Putin’s Approval Rating Drops for Third Straight Year

The opinion of Russian citizens toward President Vladimir Putin has become more negative for a third consecutive year as he pursues constitutional changes that will allow him to extend his rule through 2036, according to a survey published by independent pollster Levada Center on Tuesday.

The share of respondents who said they viewed Putin with positive feelings like admiration or sympathy stood at 29% in Levada’s latest poll, down from 32% in October 2019 and 42% in April 2017.

At the same time, the share of Russians who view Putin with negative emotions like antipathy or disgust rose to 8%, Levada said.

Putin’s approval rating reached an all-time high of 87% after Russia annexed Crimea from Ukraine in 2014, but has been slowly falling since then as Putin enacted controversial pension reforms and the Russian economy stagnated.

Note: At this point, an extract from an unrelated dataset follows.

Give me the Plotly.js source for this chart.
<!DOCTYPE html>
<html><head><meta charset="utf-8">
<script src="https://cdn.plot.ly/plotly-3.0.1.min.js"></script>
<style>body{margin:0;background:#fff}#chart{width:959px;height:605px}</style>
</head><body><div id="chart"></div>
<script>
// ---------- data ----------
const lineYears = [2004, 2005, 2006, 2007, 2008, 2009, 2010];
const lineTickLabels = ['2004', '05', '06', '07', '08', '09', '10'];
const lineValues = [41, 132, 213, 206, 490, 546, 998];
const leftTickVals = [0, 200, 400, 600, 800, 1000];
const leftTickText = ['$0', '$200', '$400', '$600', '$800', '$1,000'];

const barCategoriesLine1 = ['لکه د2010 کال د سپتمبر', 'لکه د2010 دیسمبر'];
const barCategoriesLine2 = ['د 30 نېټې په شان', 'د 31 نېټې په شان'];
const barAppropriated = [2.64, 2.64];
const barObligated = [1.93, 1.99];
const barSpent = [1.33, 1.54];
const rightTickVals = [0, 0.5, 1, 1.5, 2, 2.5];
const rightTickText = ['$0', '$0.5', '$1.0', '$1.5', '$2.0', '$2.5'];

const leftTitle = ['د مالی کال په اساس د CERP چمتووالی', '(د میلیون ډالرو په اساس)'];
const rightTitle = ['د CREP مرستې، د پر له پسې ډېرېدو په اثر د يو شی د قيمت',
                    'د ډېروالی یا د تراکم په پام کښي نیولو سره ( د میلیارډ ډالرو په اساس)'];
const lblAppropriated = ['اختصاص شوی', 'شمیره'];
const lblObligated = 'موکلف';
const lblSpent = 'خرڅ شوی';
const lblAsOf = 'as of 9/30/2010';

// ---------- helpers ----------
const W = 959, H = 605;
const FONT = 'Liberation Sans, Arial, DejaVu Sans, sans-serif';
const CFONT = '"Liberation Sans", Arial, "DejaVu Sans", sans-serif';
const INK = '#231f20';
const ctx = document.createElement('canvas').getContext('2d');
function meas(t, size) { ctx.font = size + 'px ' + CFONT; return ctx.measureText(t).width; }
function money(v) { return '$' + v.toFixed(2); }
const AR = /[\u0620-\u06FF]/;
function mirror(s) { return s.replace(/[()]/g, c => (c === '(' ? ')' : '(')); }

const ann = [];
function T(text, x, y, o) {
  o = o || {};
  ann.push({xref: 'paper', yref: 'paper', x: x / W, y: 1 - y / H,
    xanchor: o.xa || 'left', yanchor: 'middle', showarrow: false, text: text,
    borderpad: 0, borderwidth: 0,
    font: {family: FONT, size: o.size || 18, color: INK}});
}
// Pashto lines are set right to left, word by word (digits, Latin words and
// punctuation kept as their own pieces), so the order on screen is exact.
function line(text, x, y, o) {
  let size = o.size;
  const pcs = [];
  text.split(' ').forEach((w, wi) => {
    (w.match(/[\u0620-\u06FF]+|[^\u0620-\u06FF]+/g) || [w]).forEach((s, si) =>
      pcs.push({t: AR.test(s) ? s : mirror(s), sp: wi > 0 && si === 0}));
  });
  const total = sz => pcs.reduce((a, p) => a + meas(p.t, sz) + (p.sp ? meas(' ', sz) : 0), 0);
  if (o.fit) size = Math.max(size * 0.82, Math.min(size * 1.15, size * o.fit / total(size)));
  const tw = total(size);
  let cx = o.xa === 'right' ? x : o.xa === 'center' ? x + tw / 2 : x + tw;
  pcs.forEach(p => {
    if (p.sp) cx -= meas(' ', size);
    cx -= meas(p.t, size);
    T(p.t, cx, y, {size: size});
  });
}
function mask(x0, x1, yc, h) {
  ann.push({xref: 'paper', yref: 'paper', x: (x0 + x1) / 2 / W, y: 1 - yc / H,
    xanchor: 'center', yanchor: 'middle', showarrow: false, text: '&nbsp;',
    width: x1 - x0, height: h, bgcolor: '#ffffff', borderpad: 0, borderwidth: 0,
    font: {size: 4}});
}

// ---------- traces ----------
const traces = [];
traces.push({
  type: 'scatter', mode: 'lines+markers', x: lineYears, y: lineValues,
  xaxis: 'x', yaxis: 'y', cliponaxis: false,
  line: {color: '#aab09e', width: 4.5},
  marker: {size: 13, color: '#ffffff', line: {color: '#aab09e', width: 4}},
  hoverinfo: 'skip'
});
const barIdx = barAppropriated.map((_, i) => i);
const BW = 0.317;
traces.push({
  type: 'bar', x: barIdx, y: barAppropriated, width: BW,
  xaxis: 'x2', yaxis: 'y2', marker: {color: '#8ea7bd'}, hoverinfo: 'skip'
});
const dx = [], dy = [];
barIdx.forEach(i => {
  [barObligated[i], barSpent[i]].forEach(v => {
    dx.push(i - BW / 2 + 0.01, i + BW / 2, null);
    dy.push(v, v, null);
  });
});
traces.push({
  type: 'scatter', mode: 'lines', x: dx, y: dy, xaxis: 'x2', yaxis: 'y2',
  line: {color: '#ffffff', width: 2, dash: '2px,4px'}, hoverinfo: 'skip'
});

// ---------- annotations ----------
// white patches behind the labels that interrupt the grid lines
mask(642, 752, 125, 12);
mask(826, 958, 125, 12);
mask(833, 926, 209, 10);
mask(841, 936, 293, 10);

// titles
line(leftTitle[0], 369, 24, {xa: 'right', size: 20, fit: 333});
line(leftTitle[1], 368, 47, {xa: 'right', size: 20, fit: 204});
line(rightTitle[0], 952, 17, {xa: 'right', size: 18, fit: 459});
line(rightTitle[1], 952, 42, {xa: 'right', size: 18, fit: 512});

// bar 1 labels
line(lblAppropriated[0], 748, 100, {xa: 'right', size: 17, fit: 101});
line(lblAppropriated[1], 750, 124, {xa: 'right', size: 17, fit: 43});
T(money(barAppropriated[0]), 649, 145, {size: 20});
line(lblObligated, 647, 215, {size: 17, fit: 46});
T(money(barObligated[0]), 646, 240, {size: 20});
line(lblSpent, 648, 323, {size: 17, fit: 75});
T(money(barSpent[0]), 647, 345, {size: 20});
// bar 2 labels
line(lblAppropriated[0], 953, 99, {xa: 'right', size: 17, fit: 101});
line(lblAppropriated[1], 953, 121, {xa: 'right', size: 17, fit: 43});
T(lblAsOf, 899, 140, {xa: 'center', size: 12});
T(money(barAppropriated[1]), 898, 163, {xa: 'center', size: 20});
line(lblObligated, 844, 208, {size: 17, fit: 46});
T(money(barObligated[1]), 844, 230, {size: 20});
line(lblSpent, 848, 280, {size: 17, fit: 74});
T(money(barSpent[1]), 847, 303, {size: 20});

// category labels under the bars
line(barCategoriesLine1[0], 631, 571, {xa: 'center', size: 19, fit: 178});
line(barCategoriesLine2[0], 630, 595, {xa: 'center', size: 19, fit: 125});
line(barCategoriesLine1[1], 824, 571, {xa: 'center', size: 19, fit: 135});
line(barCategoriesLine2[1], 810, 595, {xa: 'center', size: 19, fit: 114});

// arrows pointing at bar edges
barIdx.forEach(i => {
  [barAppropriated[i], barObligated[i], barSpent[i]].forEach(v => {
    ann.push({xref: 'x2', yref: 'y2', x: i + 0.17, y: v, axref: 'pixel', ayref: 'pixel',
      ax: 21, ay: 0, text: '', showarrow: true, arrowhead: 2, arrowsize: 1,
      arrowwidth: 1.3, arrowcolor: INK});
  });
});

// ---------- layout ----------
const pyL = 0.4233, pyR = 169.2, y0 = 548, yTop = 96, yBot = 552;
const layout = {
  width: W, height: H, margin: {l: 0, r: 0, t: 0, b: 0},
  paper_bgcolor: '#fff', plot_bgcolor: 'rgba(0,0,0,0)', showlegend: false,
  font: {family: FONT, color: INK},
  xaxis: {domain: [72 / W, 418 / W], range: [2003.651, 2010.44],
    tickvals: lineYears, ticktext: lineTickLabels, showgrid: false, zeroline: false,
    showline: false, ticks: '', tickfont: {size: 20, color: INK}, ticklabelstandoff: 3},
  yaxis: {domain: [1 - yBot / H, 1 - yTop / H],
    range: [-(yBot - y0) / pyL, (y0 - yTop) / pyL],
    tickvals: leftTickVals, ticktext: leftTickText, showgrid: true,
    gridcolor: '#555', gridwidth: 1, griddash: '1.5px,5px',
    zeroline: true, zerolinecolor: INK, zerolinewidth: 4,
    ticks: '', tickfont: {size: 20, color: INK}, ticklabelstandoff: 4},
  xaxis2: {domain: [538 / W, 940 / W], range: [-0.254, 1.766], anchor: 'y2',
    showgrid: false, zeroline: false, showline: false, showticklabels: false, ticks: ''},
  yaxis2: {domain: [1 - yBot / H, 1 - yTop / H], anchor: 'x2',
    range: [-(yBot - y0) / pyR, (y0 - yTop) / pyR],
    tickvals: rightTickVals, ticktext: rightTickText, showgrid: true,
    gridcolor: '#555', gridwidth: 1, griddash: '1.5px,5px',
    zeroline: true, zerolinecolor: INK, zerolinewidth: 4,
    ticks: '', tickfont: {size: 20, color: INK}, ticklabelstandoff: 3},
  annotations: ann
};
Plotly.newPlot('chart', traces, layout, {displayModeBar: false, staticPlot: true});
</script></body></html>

The percentage of Russians with neutral feelings toward Putin stayed relatively consistent at 60%, down from 61% in October 2019.

According to Levada, Russians are less likely to describe Putin as a determined, strong-willed person. Twenty-five percent of respondents said they would describe Putin with these characteristics, compared with 30% the last time Levada asked this question in July 2018.

Only 13% of respondents said they would describe him as “a true leader who can lead the people,” down from 17% in 2018. 

Conversely, 38% of respondents said they believe that Putin represents the interests of tycoons, bankers, and big business. Thirty-seven percent said the president represents the interests of Russia’s security forces, and 28% said he acts in the interests of bureaucrats.

Just 18% of respondents said that Putin pays attention to the needs of middle-class Russians and only 16% said pays attention to issues that face the working class.

According to Levada, 14% of Russians said Putin has ties with corrupt politicians and 13% percent of respondents said he has ties to big capital. At the same time, 43% of Russians said that “they do not see” anyone else “who they could rely on,” Levada said.